De oorspronkelijke bewoners van het voormalige New York werden ook tot slaaf gemaakt. Zij werden gedwongen tot het verrichten van landbouw en veeteelt. Dit vond vooral in Aruba plaats. Geiten fokken en slachten gebeurde altijd bij slagbaai. Vroeger werd dit dan ook slachtbaai genoemd.
WIC schepen kregen vanaf de 17e eeuw om langs Bonaire te varen op de terugweg om gezout geitenvlees en zeezout mee te nemen. Dit gebeurde nadat er slaven werden afgezet op Curacao.
Slavernij op de zoutpannen
De WIC zette op de zoutpannen honderden slaven in die met vanuit Afrika had over laten komen. De mannen hielden zich de hele dag bezig met het hakken van het zout. Er werden in 1850 voor de slaven slavenhuisjes gebouwd langs de pannen. Zo hoefden de slaven niet iedere keer terug naar huis te lopen maar konden ze overnachten in de hutjes bij de zoutpannen.
Slavenhuisjes
In 1850 werden er op Bonaire slavenhuisjes gebouwd. Niet lang daarna zou echter de slavernij afgeschaft worden, in 1863. Voordat deze van koraalsteen gemaakte huisjes werden gebouwd, sliepen de slaven vaak gewoon in de buitenlucht. Sommigen hadden ook houten hutten.
Je kunt de slavenhuisjes nog steeds op twee plekken terugvinden op Bonaire.
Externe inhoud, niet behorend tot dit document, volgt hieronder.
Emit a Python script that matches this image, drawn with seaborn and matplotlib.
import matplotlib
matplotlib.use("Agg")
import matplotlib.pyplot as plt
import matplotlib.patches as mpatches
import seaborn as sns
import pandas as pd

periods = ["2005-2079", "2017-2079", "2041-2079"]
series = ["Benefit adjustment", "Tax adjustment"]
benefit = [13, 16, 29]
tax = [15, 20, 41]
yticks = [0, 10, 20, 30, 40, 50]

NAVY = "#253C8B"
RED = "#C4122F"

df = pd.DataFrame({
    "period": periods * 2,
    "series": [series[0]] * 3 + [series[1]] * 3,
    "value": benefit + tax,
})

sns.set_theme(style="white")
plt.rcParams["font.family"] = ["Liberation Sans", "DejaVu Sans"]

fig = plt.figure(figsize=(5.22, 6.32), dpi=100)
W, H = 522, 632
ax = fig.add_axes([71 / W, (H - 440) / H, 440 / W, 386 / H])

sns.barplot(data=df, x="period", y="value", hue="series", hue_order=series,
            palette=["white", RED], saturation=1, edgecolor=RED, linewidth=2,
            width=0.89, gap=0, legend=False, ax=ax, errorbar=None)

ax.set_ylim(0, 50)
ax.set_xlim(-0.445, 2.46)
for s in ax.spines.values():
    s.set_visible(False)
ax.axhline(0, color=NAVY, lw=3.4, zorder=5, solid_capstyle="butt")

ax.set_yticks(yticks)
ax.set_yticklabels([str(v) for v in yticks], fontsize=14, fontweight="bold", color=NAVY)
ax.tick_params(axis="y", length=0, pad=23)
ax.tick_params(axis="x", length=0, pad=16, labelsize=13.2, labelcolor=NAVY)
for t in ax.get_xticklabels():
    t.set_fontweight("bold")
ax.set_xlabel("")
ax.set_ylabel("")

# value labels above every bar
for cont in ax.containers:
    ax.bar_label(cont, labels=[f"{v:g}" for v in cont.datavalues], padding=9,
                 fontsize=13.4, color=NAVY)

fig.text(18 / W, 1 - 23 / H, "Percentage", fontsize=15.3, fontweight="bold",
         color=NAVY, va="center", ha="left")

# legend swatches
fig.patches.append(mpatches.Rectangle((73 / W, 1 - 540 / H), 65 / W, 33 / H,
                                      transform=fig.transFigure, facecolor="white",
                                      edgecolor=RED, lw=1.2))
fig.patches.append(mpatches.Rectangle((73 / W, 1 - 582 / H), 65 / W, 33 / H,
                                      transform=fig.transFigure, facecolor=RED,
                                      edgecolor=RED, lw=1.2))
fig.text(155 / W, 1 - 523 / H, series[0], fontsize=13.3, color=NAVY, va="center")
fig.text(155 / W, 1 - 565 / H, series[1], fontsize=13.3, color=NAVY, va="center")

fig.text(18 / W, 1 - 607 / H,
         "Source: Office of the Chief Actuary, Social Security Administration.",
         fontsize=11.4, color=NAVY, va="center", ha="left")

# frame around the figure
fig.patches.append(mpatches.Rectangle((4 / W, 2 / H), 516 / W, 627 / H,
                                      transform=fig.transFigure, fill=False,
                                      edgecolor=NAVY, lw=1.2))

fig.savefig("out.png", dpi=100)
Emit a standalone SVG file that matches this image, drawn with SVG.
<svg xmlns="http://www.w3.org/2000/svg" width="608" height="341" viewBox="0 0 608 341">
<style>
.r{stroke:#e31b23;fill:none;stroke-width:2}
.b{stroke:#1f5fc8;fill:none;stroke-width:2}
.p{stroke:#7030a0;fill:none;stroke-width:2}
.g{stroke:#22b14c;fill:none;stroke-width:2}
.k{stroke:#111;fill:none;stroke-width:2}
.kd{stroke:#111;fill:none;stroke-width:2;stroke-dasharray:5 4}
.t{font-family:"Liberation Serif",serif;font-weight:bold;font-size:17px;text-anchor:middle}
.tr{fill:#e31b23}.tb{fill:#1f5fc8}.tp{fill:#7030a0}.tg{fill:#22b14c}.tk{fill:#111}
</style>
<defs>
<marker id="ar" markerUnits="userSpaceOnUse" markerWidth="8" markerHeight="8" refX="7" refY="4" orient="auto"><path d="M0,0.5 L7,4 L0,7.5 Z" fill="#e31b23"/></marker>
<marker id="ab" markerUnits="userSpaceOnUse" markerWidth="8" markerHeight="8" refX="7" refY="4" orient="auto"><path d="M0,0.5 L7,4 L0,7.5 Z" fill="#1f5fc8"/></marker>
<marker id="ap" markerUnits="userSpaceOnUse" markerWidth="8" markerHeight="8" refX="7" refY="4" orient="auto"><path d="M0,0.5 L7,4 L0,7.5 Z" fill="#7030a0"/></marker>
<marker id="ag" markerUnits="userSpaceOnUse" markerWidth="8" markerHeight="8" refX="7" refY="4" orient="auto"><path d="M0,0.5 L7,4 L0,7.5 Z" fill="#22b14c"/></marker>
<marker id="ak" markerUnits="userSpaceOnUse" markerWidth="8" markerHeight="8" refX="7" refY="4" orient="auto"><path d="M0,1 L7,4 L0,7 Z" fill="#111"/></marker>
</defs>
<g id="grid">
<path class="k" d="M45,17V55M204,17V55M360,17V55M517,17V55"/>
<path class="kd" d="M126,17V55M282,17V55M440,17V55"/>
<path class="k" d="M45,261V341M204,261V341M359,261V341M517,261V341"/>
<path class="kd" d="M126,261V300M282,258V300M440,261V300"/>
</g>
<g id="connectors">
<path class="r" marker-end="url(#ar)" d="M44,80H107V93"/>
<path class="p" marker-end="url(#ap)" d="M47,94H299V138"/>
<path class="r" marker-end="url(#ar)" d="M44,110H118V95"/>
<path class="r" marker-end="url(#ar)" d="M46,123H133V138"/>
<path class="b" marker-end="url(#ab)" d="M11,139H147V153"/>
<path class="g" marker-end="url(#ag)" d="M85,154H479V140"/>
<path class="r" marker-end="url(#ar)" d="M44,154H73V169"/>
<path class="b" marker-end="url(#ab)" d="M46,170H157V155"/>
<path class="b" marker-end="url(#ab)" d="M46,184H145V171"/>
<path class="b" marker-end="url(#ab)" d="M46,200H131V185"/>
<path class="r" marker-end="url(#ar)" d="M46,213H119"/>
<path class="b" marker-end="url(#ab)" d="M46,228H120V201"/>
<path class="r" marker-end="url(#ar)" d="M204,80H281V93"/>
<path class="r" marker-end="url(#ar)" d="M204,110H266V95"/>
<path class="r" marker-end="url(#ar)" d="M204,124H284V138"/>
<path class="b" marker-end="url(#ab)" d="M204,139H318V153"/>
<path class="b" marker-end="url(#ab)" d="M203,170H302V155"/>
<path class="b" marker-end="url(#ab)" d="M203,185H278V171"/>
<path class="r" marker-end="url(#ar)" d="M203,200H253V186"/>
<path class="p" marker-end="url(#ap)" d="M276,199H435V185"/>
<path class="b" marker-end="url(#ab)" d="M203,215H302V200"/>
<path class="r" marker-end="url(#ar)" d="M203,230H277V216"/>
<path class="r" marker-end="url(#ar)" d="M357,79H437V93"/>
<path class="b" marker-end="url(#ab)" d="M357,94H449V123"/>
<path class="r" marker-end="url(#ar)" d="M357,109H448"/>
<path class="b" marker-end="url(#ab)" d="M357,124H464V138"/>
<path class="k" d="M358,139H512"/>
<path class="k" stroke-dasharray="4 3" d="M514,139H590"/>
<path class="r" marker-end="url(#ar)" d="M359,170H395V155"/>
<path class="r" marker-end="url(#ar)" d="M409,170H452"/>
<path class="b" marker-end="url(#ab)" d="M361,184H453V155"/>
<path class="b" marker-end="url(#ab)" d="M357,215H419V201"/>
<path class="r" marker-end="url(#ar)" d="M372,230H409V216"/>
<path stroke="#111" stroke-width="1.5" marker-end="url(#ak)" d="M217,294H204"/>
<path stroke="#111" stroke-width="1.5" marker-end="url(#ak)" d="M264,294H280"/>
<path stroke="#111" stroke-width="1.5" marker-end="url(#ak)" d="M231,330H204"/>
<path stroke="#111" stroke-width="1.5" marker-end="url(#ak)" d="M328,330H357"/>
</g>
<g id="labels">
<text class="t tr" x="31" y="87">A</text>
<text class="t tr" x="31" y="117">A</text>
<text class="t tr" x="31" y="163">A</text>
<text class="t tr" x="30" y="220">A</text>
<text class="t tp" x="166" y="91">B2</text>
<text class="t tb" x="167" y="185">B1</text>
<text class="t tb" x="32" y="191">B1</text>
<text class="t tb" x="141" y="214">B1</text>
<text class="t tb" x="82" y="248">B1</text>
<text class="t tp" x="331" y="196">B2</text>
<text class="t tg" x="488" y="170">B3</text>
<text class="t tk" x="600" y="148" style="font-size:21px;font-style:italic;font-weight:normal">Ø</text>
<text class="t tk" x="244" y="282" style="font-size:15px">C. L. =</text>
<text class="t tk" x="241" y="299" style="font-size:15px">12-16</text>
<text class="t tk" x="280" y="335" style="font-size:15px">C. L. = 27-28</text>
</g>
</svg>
In het zuiden van Bonaire vind je bij de witte pan de witte slavenhuisjes en bij de rode pan vind je de gele slavenhuisjes. Je vindt bij de witte slavenhuisjes ook nog een groter huis, dit was het huis van de opzichter. Wanneer je een kijkje neemt in de slavenhuisjes kun je je amper voorstellen dat er vaak met 6 man tegelijk in werd geslapen, de slavernij op Bonaire is een zwarte bladzijde in de historie van het eiland. Lees meer over de slavenhuisjes.

Zeezout om mee te pekelen
Slavernij op Bonaire ging hand in hand met zeezout. Zeezout was enorm belangrijk in deze tijd. Men had nog geen koelkast en werd aangewezen op het pekelen van voedsel. Dit is een methode om door middel van zout het eten langer houdbaar te maken. Dit was vooral belangrijk voor vlees en vis.
Dit zorgde er dan ook weer voor dat er grote progressie werd gemaakt betreffende de internationale scheepsvaart. Door de langere houdbaarheid konden ook langere zeilreizen worden ondernomen. Zout was ook van enorm belang voor de haringvisserij. Ook voor de moedernegotie, de handel op de Oostzee was dit van groot belang.
Zout was niet alleen handig als conserveringsmiddel, het werd ook eeuwenlang gebruik als betaalmiddel. Nederland had groot voordeel bij de uitbuiting van Bonaire. Reeds in 1672 kon je voor 100 duizend gulden aan zeezout uit Bonaire vinden in Amsterdamse pakhuizen.